Wise Guide to Online Education
by W. Blake Gray
See if you recognize yourself. You're working at a job you mastered years ago, and you're bored. You wish you could go back to school and get a degree that would help you get a more challenging job.
But you can't, because you have too many commitments: kids, pets, spouse (sometimes all in one). You have some free time — you could study on Sundays, or early in the morning. But you can't drive to class every week at some college 30 miles away.
Fortunately, the answer is on the Internet. Five years ago, it was almost impossible to get a degree from a truly respected university without spending months there.

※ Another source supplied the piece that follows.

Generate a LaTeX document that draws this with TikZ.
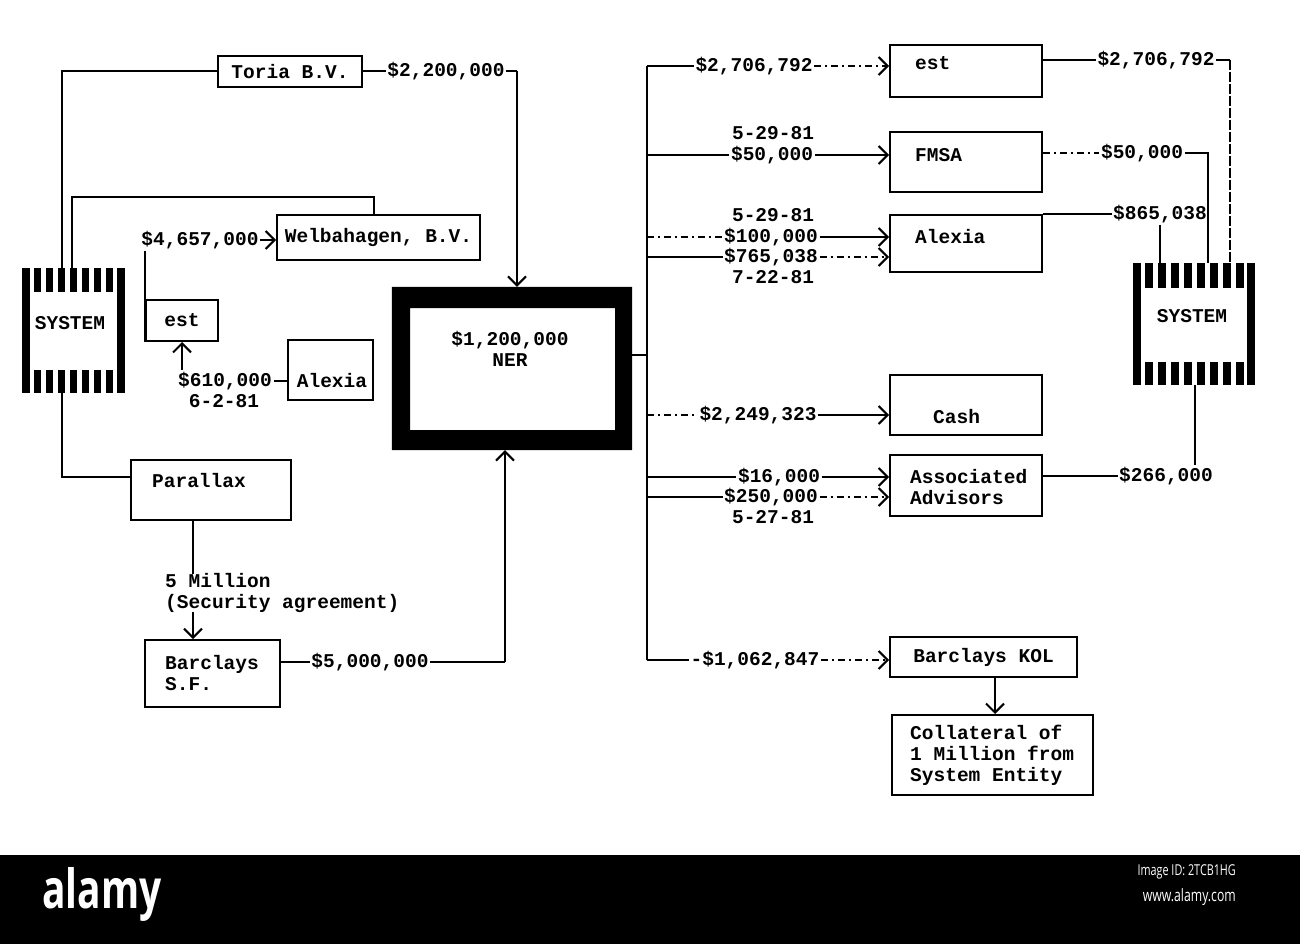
\documentclass[tikz,border=0pt]{standalone}
\usepackage{fontspec}
\newfontfamily\dmono{Liberation Mono}
\newfontfamily\alamyfont{Open Sans}[FakeStretch=0.72]
\usetikzlibrary{arrows.meta}
\begin{document}
\begin{tikzpicture}[x=1pt,y=-1pt,
  font=\dmono\bfseries\fontsize{19.5}{21}\selectfont,
  bx/.style={draw, line width=2pt, inner sep=0pt},
  txt/.style={inner sep=0pt},
  lbl/.style={inner sep=1.5pt},
  ln/.style={line width=2pt},
  arr/.style={line width=2pt, -{Straight Barb[length=9pt,width=18pt]}},
  brk/.style={dash pattern=on 7pt off 4pt on 2pt off 4pt},
  stripe/.style={fill=black}]
\useasboundingbox (0,0) rectangle (1300,944);
\fill[white] (0,0) rectangle (1300,944);

% ---------------- left side ----------------
\node[minimum width=103pt, minimum height=125pt, inner sep=0pt] (sysL) at (73.5,330.5) {};
\fill[stripe] (22,268) rectangle (30,393);
\fill[stripe] (117,268) rectangle (125,393);
\foreach \x in {34,46,58,70,82,94,106}{
  \fill[stripe] (\x,268) rectangle (\x+7,292);
  \fill[stripe] (\x,370) rectangle (\x+7,393);
}
\node[txt] (sysLt) at (70,323) {SYSTEM};

\node[bx, minimum width=144pt, minimum height=31pt] (toria) at (290,71.5) {Toria B.V.};
\node[bx, minimum width=203pt, minimum height=45pt] (welb) at (378.5,237.5) {Welbahagen, B.V.};
\node[bx, minimum width=72pt, minimum height=41pt] (estL) at (182,320.5) {est};
\node[bx, minimum width=85pt, minimum height=60pt] (alexL) at (330.5,370) {};
\node[txt] (alexLt) at (332,381) {Alexia};
\node[bx, minimum width=160pt, minimum height=60pt] (par) at (211,490) {};
\node[txt] (part) at (199,481) {Parallax};
\node[txt, anchor=west] (l5) at (165,581) {5 Million};
\node[txt, anchor=west] (l5b) at (165,603) {(Security agreement)};
\node[bx, minimum width=135pt, minimum height=67pt] (barc) at (212.5,673.5) {};
\node[txt, anchor=west, align=left] (barct) at (165,673.5) {Barclays\\S.F.};

% NER box
\node[minimum width=240pt, minimum height=163pt, inner sep=0pt] (ner) at (512,368.5) {};
\fill[even odd rule] (ner.north west) rectangle (ner.south east) (410,308) rectangle (615,430);
\node[txt, align=center] (nert) at (510,349) {\$1,200,000\\NER};

% left connectors
\draw[ln] ([xshift=-11.5pt]sysL.north) |- (toria.west);
\coordinate (cw) at (374,197);
\draw[ln] ([xshift=-1.5pt]sysL.north) |- (cw) -- (cw |- welb.north);

\node[lbl] (l1) at (446,71) {\$2,200,000};
\coordinate (c1) at (517,71);
\draw[ln] (toria.east |- l1) -- (l1.west);
\draw[ln] (l1.east) -- (c1);
\draw[arr] (c1) -- (c1 |- ner.north);

\node[lbl] (l2) at (200,240) {\$4,657,000};
\draw[ln] (estL.south west) -- (estL.south west |- l2.south);
\draw[arr] (l2.east) -- (l2.east -| welb.west);

\node[lbl] (l3) at (225,381) {\$610,000};
\node[txt] (l3d) at (224,401) {6-2-81};
\draw[ln] (alexL.west |- l3) -- (l3.east);
\draw[arr] (l3.north -| estL.south) -- (estL.south);

\draw[ln] ([xshift=-11.5pt]sysL.south) |- ([yshift=13pt]par.west);
\draw[ln] ([xshift=-18pt]par.south) -- ([xshift=-18pt]par.south |- l5.north);
\draw[arr] ([xshift=-19.5pt]barc.north |- l5b.south) -- ([xshift=-19.5pt]barc.north);

\node[lbl] (l6) at (370,662) {\$5,000,000};
\coordinate (c6) at (505,662);
\draw[ln] (barc.east |- l6) -- (l6.west);
\draw[ln] (l6.east) -- (c6);
\draw[arr] (c6) -- (c6 |- ner.south);

% ---------------- trunk ----------------
\coordinate (tT) at (647,66);
\coordinate (tB) at (647,660);
\draw[ln] ([yshift=13.5pt]ner.east) -- ([yshift=13.5pt]ner.east -| tT);
\draw[ln] (tT) -- (tB);

% ---------------- right boxes ----------------
\node[bx, minimum width=152pt, minimum height=52pt] (estR) at (966,71) {};
\node[txt, anchor=west] (estRt) at (915,63) {est};
\node[bx, minimum width=152pt, minimum height=60pt] (fmsa) at (966,162) {};
\node[txt, anchor=west] (fmsat) at (915,155) {FMSA};
\node[bx, minimum width=152pt, minimum height=57pt] (alexR) at (966,243.5) {};
\node[txt, anchor=west] (alexRt) at (915,237) {Alexia};
\node[bx, minimum width=152pt, minimum height=60pt] (cash) at (966,405) {};
\node[txt, anchor=west] (casht) at (933,417) {Cash};
\node[bx, minimum width=152pt, minimum height=61pt] (assoc) at (966,485.5) {};
\node[txt, anchor=west, align=left] (assoct) at (910,487) {Associated\\Advisors};
\node[bx, minimum width=187pt, minimum height=40pt] (kol) at (983.5,657) {Barclays KOL};
\node[bx, minimum width=201pt, minimum height=80pt] (coll) at (992.5,755) {};
\node[txt, anchor=west, align=left] (collt) at (910,755) {Collateral of\\1 Million from\\System Entity};

% right SYSTEM
\node[minimum width=122pt, minimum height=122pt, inner sep=0pt] (sysR) at (1194,324) {};
\fill[stripe] (1133,263) rectangle (1141,385);
\fill[stripe] (1247,263) rectangle (1255,385);
\foreach \x in {1145,1158,1171,1184,1197,1210,1223,1236}{
  \fill[stripe] (\x,263) rectangle (\x+8,288);
  \fill[stripe] (\x,362) rectangle (\x+8,385);
}
\node[txt] (sysRt) at (1192,316) {SYSTEM};

% ---------------- right branches ----------------
\node[lbl] (r1) at (754,66) {\$2,706,792};
\draw[ln] (tT) -- (r1.west);
\draw[arr, brk] (r1.east) -- (r1.east -| estR.west);

\node[txt] (r2d) at (773,133) {5-29-81};
\node[lbl] (r2) at (772,155) {\$50,000};
\draw[ln] (tT |- r2) -- (r2.west);
\draw[arr] (r2.east) -- (r2.east -| fmsa.west);

\node[txt] (r3d) at (773,215) {5-29-81};
\node[lbl] (r3) at (771,237) {\$100,000};
\node[lbl] (r4) at (771,257) {\$765,038};
\node[txt] (r4d) at (773,277) {7-22-81};
\draw[ln, brk] (tT |- r3) -- (r3.west);
\draw[arr] (r3.east) -- (r3.east -| alexR.west);
\draw[ln] (tT |- r4) -- (r4.west);
\draw[arr, brk] (r4.east) -- (r4.east -| alexR.west);

\node[lbl] (r5) at (758,415) {\$2,249,323};
\draw[ln, brk] (tT |- r5) -- (r5.west);
\draw[arr] (r5.east) -- (r5.east -| cash.west);

\node[lbl] (r6) at (779,477) {\$16,000};
\node[lbl] (r6b) at (771,497) {\$250,000};
\node[txt] (r6d) at (773,517) {5-27-81};
\draw[ln] (tT |- r6) -- (r6.west);
\draw[arr] (r6.east) -- (r6.east -| assoc.west);
\draw[ln] (tT |- r6b) -- (r6b.west);
\draw[arr, brk] (r6b.east) -- (r6b.east -| assoc.west);

\node[lbl] (r7) at (755,660) {-\$1,062,847};
\draw[ln] (tB) -- (r7.west);
\draw[arr, brk] (r7.east) -- (r7.east -| kol.west);

\draw[arr] ([xshift=11.5pt]kol.south) -- ([xshift=11.5pt]kol.south |- coll.north);

% ---------------- right outputs ----------------
\node[lbl] (o1) at (1156,60) {\$2,706,792};
\coordinate (co1) at (1230,60);
\draw[ln] (estR.east |- o1) -- (o1.west);
\draw[ln] (o1.east) -- (co1);
\draw[ln, dash pattern=on 10pt off 2pt] (co1) -- (co1 |- sysR.north);

\node[lbl] (o2) at (1142,153) {\$50,000};
\coordinate (co2) at (1208,153);
\draw[ln, brk] (fmsa.east |- o2) -- (o2.west);
\draw[ln] (o2.east) -- (co2) -- (co2 |- sysR.north);

\node[lbl] (o3) at (1160,214) {\$865,038};
\draw[ln] (alexR.north east) -- (alexR.north east -| o3.west);
\draw[ln] (o3.south) -- (o3.south |- sysR.north);

\node[lbl] (o4) at (1166,476) {\$266,000};
\draw[ln] (assoc.east |- o4) -- (o4.west);
\draw[ln] ([xshift=1pt]sysR.south) -- ([xshift=1pt]sysR.south |- o4.north);

% ---------------- bottom bar ----------------
\fill[black] (0,855) rectangle (1300,944);
\node[white, inner sep=0pt] (alamy) at (102,894) {\alamyfont\bfseries\fontsize{54}{54}\selectfont alamy};
\node[white, inner sep=0pt, anchor=east] (imgid) at (1236,872) {\alamyfont\mdseries\fontsize{15}{15}\selectfont Image ID: 2TCB1HG};
\node[white, inner sep=0pt, anchor=east] (www) at (1236,897) {\alamyfont\mdseries\fontsize{17}{17}\selectfont www.alamy.com};
\end{tikzpicture}
\end{document}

But now you can get an MBA from schools like University of Indiana or University of Maryland without spending more than a couple weeks on campus.
Moreover, virtual universities like Jones International are springing up in cyberspace and earning accreditation, making their MBAs as valid as any other schools. And ambitious for-profit schools like Michael Milken-financed UNext are promising to make online learning a richer experience than a classroom can provide.
More than a third of all colleges now offer some courses online, according to Market Data Retrieval. This figure has doubled in just a year, and InterEd estimates that the figure will reach 75 percent by the end of this year.
However, there are drawbacks to online learning. Don't fool yourself that it's easier — the tests are actually harder in many cases. And while online degrees are perfectly respectable in technology fields, some occupations, like law, demand the give-and-take of classroom learning.
Plus, the boom in online education has been good news for diploma mills, which have a global reach they could never achieve when they could only advertise on matchbooks.
But the good news on online education far outweighs the bad. This Wise Guide is here to help point you in the right direction toward the MBA, MA or MS you've been dreaming about.
We'll tell you how online education works, and how much it costs. We'll also tell you how to get financial aid, and about how several companies will pay for your schooling.
We'll introduce you to a few cyberschools, a few completely online programs at brick-and-mortar institutions, and some portal sites that help you choose courses from universities around the country.
The GMAT and GRE tests that you need to get into graduate school have changed; we'll tell you how, and how you can prepare for them.
We'll even give you an idea of how much your online degree will be worth to you in monetary terms. Though don't forget that the value of learning is priceless.